Right now, since I've been focusing on the show, I've been trying to get as much time in the studio and make the absolute most of that time. In an effort to create the widest variety possible, I've been working in colored porcelain. I mix small batches of 4-5 ounces which is enough to make 80-100 beads. From each batch, I make one kind of beads.

To add an element of mystery to the process, I've been using stains of dubious provenance acquired from a semi-local ceramics supplier. This supplier has, over the years, purchase large quantities of clay and glaze chemicals, including stains, from other suppliers when they've gone out of business. The stains that I've purchased are decanted into jars and labeled to the best ability of my semi-local supplier. A materials scientist would probably have a coronary at the site of these odd jars with their funky labels and uncertain contents. It is my goal to use all of my collected stains during my lifetime so that Mica is not forced to call in a Hazmat team to clean my studio when I'm gone.
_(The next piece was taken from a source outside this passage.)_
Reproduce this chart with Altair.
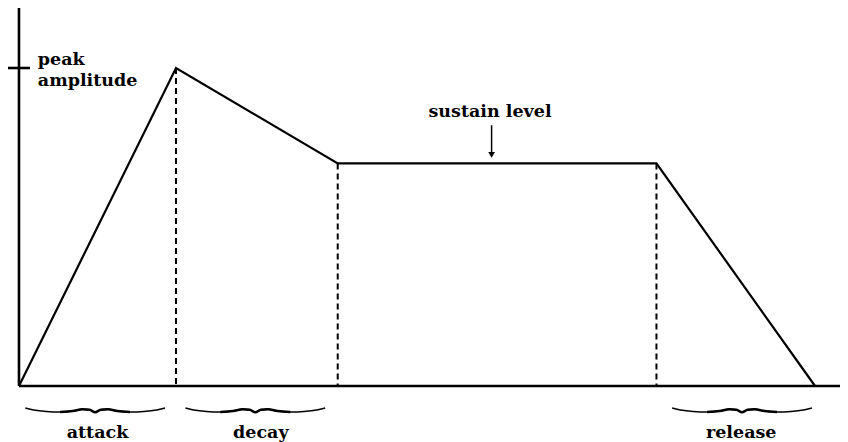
import altair as alt
import pandas as pd

# ---- data (time in arbitrary units, amplitude relative to peak) ----
env_t = [0.0, 1.0, 2.03, 4.06, 5.07]
env_amp = [0.0, 1.0, 0.70, 0.70, 0.0]

phase_names = ["attack", "decay", "release"]
brace_start = [0.04, 1.06, 4.16]
brace_end = [0.93, 1.95, 5.05]
label_t = [0.50, 1.54, 4.60]

peak_label = ["peak", "amplitude"]
sustain_label = "sustain level"

# ---- scales ----
PX_PER_Y = 318.0
H = 434
X_DOM = [-0.07, 5.229]
Y_DOM = [-56 / PX_PER_Y, 378 / PX_PER_Y]
FONT = "DejaVu Serif"
FS = 17.5

xs = alt.Scale(domain=X_DOM, nice=False, zero=False)
ys = alt.Scale(domain=Y_DOM, nice=False, zero=False)

env = pd.DataFrame({"t": env_t, "a": env_amp, "i": range(len(env_t))})

envelope = alt.Chart(env).mark_line(color="black", strokeWidth=2.2).encode(
    x=alt.X("t:Q", scale=xs, axis=None),
    y=alt.Y("a:Q", scale=ys, axis=None),
    order="i:O",
)

dashes = pd.DataFrame({"t": env_t[1:4], "a": env_amp[1:4], "z": [0.0] * 3})
dashed = alt.Chart(dashes).mark_rule(color="black", strokeWidth=2, strokeDash=[6, 4]).encode(
    x=alt.X("t:Q", scale=xs, axis=None), y=alt.Y("a:Q", scale=ys, axis=None), y2="z:Q"
)

# axes drawn as rules
axes_df = pd.DataFrame({
    "x": [0.0, 0.0, X_DOM[0]],
    "x2": [X_DOM[1], 0.0, 0.07],
    "y": [0.0, 0.0, 1.0],
    "y2": [0.0, Y_DOM[1], 1.0],
})
axes = alt.Chart(axes_df).mark_rule(color="black", strokeWidth=2.6).encode(
    x=alt.X("x:Q", scale=xs, axis=None), x2="x2:Q",
    y=alt.Y("y:Q", scale=ys, axis=None), y2="y2:Q"
)

# braces (shape template: fraction of width, pixel offset from brace line)
tmpl_u = [0, 0.06, 0.15, 0.25, 0.34, 0.41, 0.46, 0.5]
tmpl_d = [-2.0, 0.0, 1.5, 2.0, 1.0, -0.8, -0.3, 2.3]
full_u = tmpl_u + [1 - u for u in reversed(tmpl_u[:-1])]
full_d = tmpl_d + list(reversed(tmpl_d[:-1]))
BRACE_Y = -24 / PX_PER_Y
rows = []
for name, s, e in zip(phase_names, brace_start, brace_end):
    for k, (u, d) in enumerate(zip(full_u, full_d)):
        rows.append({"phase": name, "k": k, "t": s + u * (e - s), "a": BRACE_Y - d / PX_PER_Y})
brace_df = pd.DataFrame(rows)
braces = alt.Chart(brace_df).mark_line(
    color="black", strokeWidth=1.6, interpolate="monotone"
).encode(
    x=alt.X("t:Q", scale=xs, axis=None), y=alt.Y("a:Q", scale=ys, axis=None),
    detail="phase:N", order="k:Q"
)
brace_mid = alt.Chart(brace_df[(brace_df.k >= 3) & (brace_df.k <= 11)]).mark_line(
    color="black", strokeWidth=2.6, interpolate="monotone"
).encode(
    x=alt.X("t:Q", scale=xs, axis=None), y=alt.Y("a:Q", scale=ys, axis=None),
    detail="phase:N", order="k:Q"
)

labels_df = pd.DataFrame({"t": label_t, "a": [-52 / PX_PER_Y] * 3, "name": phase_names})
labels = alt.Chart(labels_df).mark_text(
    font=FONT, fontWeight="bold", fontSize=FS, align="center", baseline="alphabetic"
).encode(
    x=alt.X("t:Q", scale=xs, axis=None), y=alt.Y("a:Q", scale=ys, axis=None), text="name:N"
)

peak_df = pd.DataFrame({"txt": peak_label, "t": [0.12, 0.12], "a": [1.009, 0.943]})
peak_txt = alt.Chart(peak_df).mark_text(
    font=FONT, fontWeight="bold", fontSize=FS, align="left", baseline="alphabetic"
).encode(
    x=alt.X("t:Q", scale=xs, axis=None), y=alt.Y("a:Q", scale=ys, axis=None), text="txt:N"
)

sus_df = pd.DataFrame({"txt": [sustain_label], "t": [3.0], "a": [0.846]})
sus_txt = alt.Chart(sus_df).mark_text(
    font=FONT, fontWeight="bold", fontSize=FS, align="center", baseline="alphabetic"
).encode(
    x=alt.X("t:Q", scale=xs, axis=None), y=alt.Y("a:Q", scale=ys, axis=None), text="txt:N"
)

arrow_df = pd.DataFrame({"t": [3.01], "a": [0.82], "a2": [0.73], "tip": [0.727]})
arrow_shaft = alt.Chart(arrow_df).mark_rule(color="black", strokeWidth=1.5).encode(
    x=alt.X("t:Q", scale=xs, axis=None), y=alt.Y("a:Q", scale=ys, axis=None), y2="a2:Q"
)
arrow_head = alt.Chart(arrow_df).mark_point(
    shape="triangle-down", filled=True, color="black", size=45, opacity=1
).encode(
    x=alt.X("t:Q", scale=xs, axis=None), y=alt.Y("tip:Q", scale=ys, axis=None)
)

chart = alt.layer(
    axes, dashed, envelope, braces, brace_mid, labels, peak_txt, sus_txt,
    arrow_shaft, arrow_head
).properties(
    width=832, height=H, padding=0, autosize=alt.AutoSizeParams(type="none"),
    background="white",
).configure_view(stroke=None)

chart.save("out.html", embed_options={"renderer": "svg", "actions": False})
The result of my acquisition of these alchemistic colorants is that I'm really not sure what I'm going to get when I add the stain to my clay. So far, my experiments have not been bad. The "I think it's blue" stain yielded a beautiful blue and the "Green" stain was very obviously green in the jar and in every stage of production. If you make leaves out of green clay, it doesn't really matter what shade of green you get. On the other hand, "It may be Orange" bisqued to a lovely white. I don't know if it will become orange when fired to a higher temperature. I may have made 2 batches of 100 off-white beads. The yellow stain, in high concentration, had previously given me a startling shade which made my eyes long for the soothing comfort of a 1000 watt incandescent bulb. I mixed the yellow clay with considerably less stain this time around, hoping for a milder result.

I look forward to posting pictures once the beads return from their high firing in Kim's kiln. If things go well in Louisville, I hope to hire an electrician to do the wiring for my large kiln so that I will no longer be kept in such unbearable suspense.